UN says Pakistan has food “emergency”, but donors look elsewhere

Published June 23, 2013
Ertharin Cousin, (L) the executive director of the World Food Program (WFP), is briefed by an official during her visit to a disaster risk reduction project in Kalam in Swat valley June 23, 2013. Cousin began a two-day visit to Pakistan with a visit to WFP projects in Swat Valley on Sunday. - Photo by Reuters
Ertharin Cousin, (L) the executive director of the World Food Program (WFP), is briefed by an official during her visit to a disaster risk reduction project in Kalam in Swat valley June 23, 2013. Cousin began a two-day visit to Pakistan with a visit to WFP projects in Swat Valley on Sunday. - Photo by Reuters

PESHAWAR: Hunger in Pakistan is at emergency levels after years of conflict and floods, but funding has dwindled as new crises such as Syria grab donors' attention, the United Nations food aid chief said on Sunday.

Fighting in tribal areas bordering Afghanistan compounded problems caused by three consecutive years of floods that destroyed crops and forced millions of people to temporarily abandon their homes.

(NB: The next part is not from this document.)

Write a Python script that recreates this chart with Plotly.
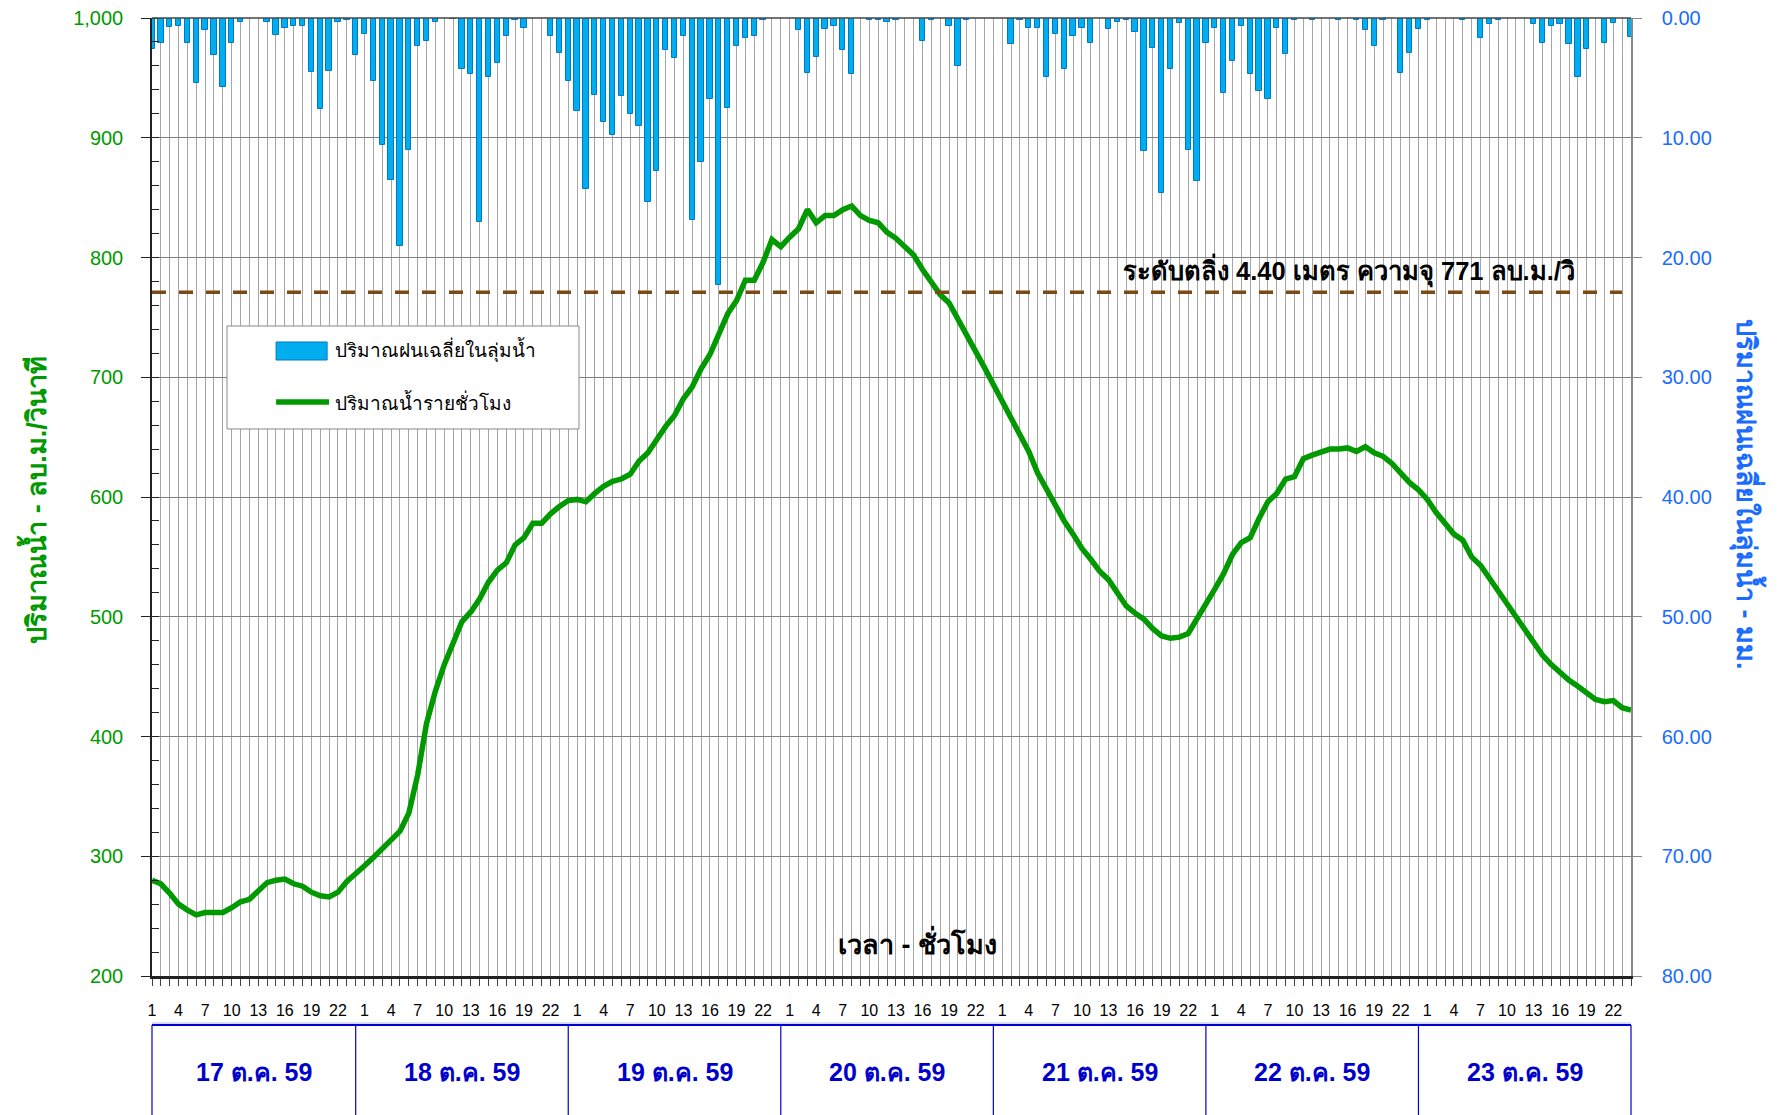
import plotly.graph_objects as go

# ---------------- data ----------------
days = ["17 ต.ค. 59", "18 ต.ค. 59", "19 ต.ค. 59", "20 ต.ค. 59",
        "21 ต.ค. 59", "22 ต.ค. 59", "23 ต.ค. 59"]
hours = list(range(1, 25))
hour_tick_labels = [1, 4, 7, 10, 13, 16, 19, 22]

rain_mm = [
    2.6, 2.1, 0.75, 0.65, 2.1, 5.4, 1.0, 3.1, 5.8, 2.1, 0.33, 0,
    0, 0.33, 1.4, 0.8, 0.7, 0.65, 4.5, 7.6, 4.4, 0.33, 0.2, 3.1,
    1.3, 5.3, 10.6, 13.5, 19.0, 11.0, 2.3, 1.9, 0.33, 0, 0.1, 4.25,
    4.7, 17.0, 4.9, 3.75, 1.5, 0.2, 0.8, 0, 0, 1.5, 2.9, 5.3,
    7.75, 14.3, 6.4, 8.7, 9.8, 6.5, 8.0, 9.0, 15.4, 12.8, 2.7, 3.3,
    1.5, 16.9, 12.0, 6.75, 22.3, 7.5, 2.3, 1.7, 1.5, 0.15, 0, 0,
    0, 1.0, 4.6, 3.25, 0.9, 0.65, 2.7, 4.7, 0, 0.15, 0.2, 0.3,
    0.15, 0, 0, 1.9, 0.15, 0, 0.65, 4.0, 0.15, 0, 0, 0,
    0, 2.2, 0.15, 0.8, 0.8, 4.9, 1.3, 4.3, 1.5, 0.8, 2.1, 0,
    0.9, 0.3, 0.15, 1.2, 11.1, 2.5, 14.6, 4.3, 0.4, 11.0, 13.6, 2.1,
    0.8, 6.25, 3.6, 0.65, 4.7, 6.1, 6.75, 0.8, 3.0, 0.15, 0, 0.15,
    0, 0, 0.15, 0, 0.2, 1.0, 2.3, 0.15, 0, 4.6, 2.9, 0.9,
    0.2, 0, 0, 0, 0.2, 0, 1.7, 0.5, 0.15, 0, 0, 0,
    0.5, 2.1, 0.65, 0.5, 2.2, 4.9, 2.6, 0, 2.1, 0.4, 0, 1.6,
]

flow_cms = [
    280, 277, 269, 260, 255, 251, 253, 253, 253, 257, 262, 264,
    271, 278, 280, 281, 277, 275, 270, 267, 266, 270, 279, 285,
    292, 299, 306, 313, 321, 336, 368, 411, 438, 460, 477, 496,
    504, 515, 529, 539, 545, 560, 566, 578, 578, 586, 592, 597,
    598, 596, 603, 609, 613, 615, 619, 630, 637, 649, 659, 668,
    682, 692, 707, 719, 736, 753, 764, 781, 781, 796, 815, 809,
    817, 824, 840, 829, 835, 835, 840, 843, 835, 831, 829, 821,
    816, 809, 802, 790, 779, 769, 762, 749, 736, 721, 708, 694,
    680, 664, 651, 638, 620, 606, 592, 580, 569, 557, 548, 538,
    531, 520, 509, 503, 498, 490, 484, 482, 483, 486, 498, 509,
    523, 536, 552, 562, 566, 582, 596, 603, 615, 617, 632, 635,
    637, 640, 640, 641, 638, 642, 637, 634, 628, 620, 612, 606,
    598, 587, 578, 569, 564, 550, 543, 532, 521, 511, 500, 489,
    479, 468, 460, 453, 447, 442, 437, 431, 429, 430, 424, 422,
]

bank_level = 771
bank_text = "ระดับตลิ่ง 4.40 เมตร ความจุ 771 ลบ.ม./วิ"

# ---------------- derived positions ----------------
x_idx = [d * 24 + (h - 1) for d in range(len(days)) for h in hours]
x_max = x_idx[-1]
tickvals = [d * 24 + (h - 1) for d in range(len(days)) for h in hour_tick_labels]
ticktext = [str(h) for d in range(len(days)) for h in hour_tick_labels]

FONT = "Liberation Sans, Arial, sans-serif"
GREEN = "#009a00"
BLUE_AX = "#1a6cff"
DATE_BLUE = "#0000cc"

fig = go.Figure()

fig.add_trace(go.Bar(
    x=x_idx, y=rain_mm, yaxis="y2", width=0.6,
    marker=dict(color="#00aeef", line=dict(color="#0078c8", width=1)),
    name="ปริมาณฝนเฉลี่ยในลุ่มน้ำ", showlegend=False,
))
fig.add_trace(go.Scatter(
    x=x_idx, y=flow_cms, mode="lines",
    line=dict(color=GREEN, width=5.5),
    name="ปริมาณน้ำรายชั่วโมง", showlegend=False,
))
# bank level dashed line
fig.add_trace(go.Scatter(
    x=[x_idx[0], x_idx[-2]], y=[bank_level, bank_level], mode="lines",
    line=dict(color="#7a4a14", width=3.5, dash="14px,13px"),
    showlegend=False, hoverinfo="skip",
))

fig.update_layout(
    width=1780, height=1115,
    margin=dict(l=144, r=157, t=10, b=147, autoexpand=False),
    paper_bgcolor="white", plot_bgcolor="white",
    font=dict(family=FONT, color="black"),
    bargap=0,
    xaxis=dict(
        range=[0, x_max], tickmode="array", tickvals=tickvals, ticktext=ticktext,
        automargin=False,
        showgrid=True, gridcolor="#a6a6a6", gridwidth=1,
        minor=dict(dtick=1, tick0=0, showgrid=True, gridcolor="#a6a6a6",
                   gridwidth=1, ticks="outside", ticklen=7, tickcolor="#444"),
        ticks="outside", ticklen=7, tickcolor="#444",
        ticklabelstandoff=11,
        tickfont=dict(size=16, color="black"),
        showline=True, linecolor="#222", linewidth=2.5,
        zeroline=False,
    ),
    yaxis=dict(
        range=[200, 1000], dtick=100, tickformat=",",
        automargin=False, ticklabeloverflow="allow",
        showgrid=True, gridcolor="#808080", gridwidth=1.2,
        ticks="outside", ticklen=9, tickcolor="#222",
        minor=dict(dtick=20, ticks="inside", ticklen=7, tickcolor="#222", showgrid=False),
        tickfont=dict(size=20, color=GREEN),
        ticklabelstandoff=14,
        showline=True, linecolor="#222", linewidth=1.5,
        zeroline=False,
    ),
    yaxis2=dict(
        range=[80, 0], dtick=10, tickformat=".2f",
        overlaying="y", side="right", automargin=False, ticklabeloverflow="allow",
        showgrid=False, zeroline=False,
        ticks="outside", ticklen=9, tickcolor="#888",
        tickfont=dict(size=20, color=BLUE_AX),
        ticklabelstandoff=16,
        showline=True, linecolor="#888", linewidth=1.5,
    ),
)

# top border line (1000 level)
fig.add_shape(type="line", xref="paper", yref="paper", x0=0, x1=1, y0=1, y1=1,
              line=dict(color="#444", width=1.5))

# axis titles
fig.add_annotation(text="<b>ปริมาณน้ำ - ลบ.ม./วินาที</b>", xref="paper", yref="paper",
                   x=-0.0798, y=0.497, textangle=-90, showarrow=False,
                   font=dict(size=27, color=GREEN), xanchor="center", yanchor="middle")
fig.add_annotation(text="<b>ปริมาณฝนเฉลี่ยในลุ่มน้ำ - มม.</b>", xref="paper", yref="paper",
                   x=1.0791, y=0.502, textangle=90, showarrow=False,
                   font=dict(size=27, color=BLUE_AX), xanchor="center", yanchor="middle")
fig.add_annotation(text="<b>เวลา - ชั่วโมง</b>", x=86.4, y=228, xref="x", yref="y",
                   xanchor="center", yanchor="middle",
                   showarrow=False, font=dict(size=27, color="black"))
fig.add_annotation(text="<b>" + bank_text + "</b>", x=135.2, y=bank_level + 2,
                   xref="x", yref="y", xanchor="center", yanchor="bottom", showarrow=False,
                   font=dict(size=25.5, color="black"))

# manual legend
fig.add_shape(type="rect", xref="paper", yref="paper", x0=0.0507, x1=0.2887,
              y0=0.571, y1=0.6785, line=dict(color="#888", width=1), fillcolor="white",
              layer="above")
fig.add_shape(type="rect", xref="paper", yref="paper", x0=0.0839, x1=0.1184,
              y0=0.643, y1=0.6618, line=dict(color="#0078c8", width=1), fillcolor="#00aeef",
              layer="above")
fig.add_shape(type="line", xref="paper", yref="paper", x0=0.0839, x1=0.1197,
              y0=0.5992, y1=0.5992, line=dict(color=GREEN, width=5.5), layer="above")
fig.add_annotation(text="ปริมาณฝนเฉลี่ยในลุ่มน้ำ", xref="paper", yref="paper",
                   x=0.1224, y=0.6534, xanchor="left", yanchor="middle", showarrow=False,
                   font=dict(size=19, color="black"))
fig.add_annotation(text="ปริมาณน้ำรายชั่วโมง", xref="paper", yref="paper",
                   x=0.1224, y=0.5992, xanchor="left", yanchor="middle", showarrow=False,
                   font=dict(size=19, color="black"))

# date boxes below axis
box_top = -0.0511
fig.add_shape(type="line", xref="paper", yref="paper", x0=0, x1=1, y0=box_top + 0.002,
              y1=box_top + 0.002, line=dict(color="#b0b8ff", width=1))
fig.add_shape(type="line", xref="paper", yref="paper", x0=0, x1=1, y0=box_top, y1=box_top,
              line=dict(color=DATE_BLUE, width=2))
bounds = [0] + [d * 24 + 23 for d in range(len(days) - 1)] + [x_max]
for b in bounds:
    fig.add_shape(type="line", xref="paper", yref="paper", x0=b / x_max, x1=b / x_max,
                  y0=box_top, y1=-0.2, line=dict(color=DATE_BLUE, width=1.2))
for d, label in enumerate(days):
    cx = (bounds[d] + bounds[d + 1]) / 2 / x_max
    fig.add_annotation(text="<b>" + label + "</b>", xref="paper", yref="paper",
                       x=cx, y=-0.1002, xanchor="center", yanchor="middle", showarrow=False,
                       font=dict(size=25, color=DATE_BLUE))

fig.write_html("out.html")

Although most have now returned, about half of Pakistan's population still does not have secure access to enough food, up from a little over a third a decade ago, the UN World Food Programme (WFP) said. Fifteen per cent of children are severely malnourished, and some 40 per cent suffer from stunted growth.

“This is an emergency situation, both from the food security side as well as from the malnutrition side,” WFP chief Ertharin Cousin told Reuters. “We need to raise the alarm.”

At a centre for treating acute malnutrition in Pakistan's Swat Valley, visited by Cousin on Sunday, a young mother called Zainab clutched her underweight 2-month-old baby and waited for a high-nutrition food ration.

“When the area was evacuated, we left our cattle and our homes, when we came back our cattle were dead and our homes were destroyed,” said Zainab, who wore a black burqa.

There is growing concern that international donors will lose interest in the unstable border areas after the withdrawal next year of US-led foreign forces from Afghanistan.

Already, Cousin said, the rising cost of the refugee crisis in Syria meant it was harder to attract funds to Pakistan.

WFP's Syria-related operations currently cost $19 million a month, and are forecast to rise as high as $42 million a month by the end of the year, putting a strain on Western donors.

North Korea is even worse hit by funding shortages, Cousin said, partly due to a drop in donations noticed at the beginning of this year, when Pyongyang threatened to launch a nuclear attack on the United States.

“We are significantly under-funded in DPRK going into this lean season, and we are very concerned about what that means,” said Cousin, who called off a visit to North Korea during the tensions in March. She said she still planned to visit.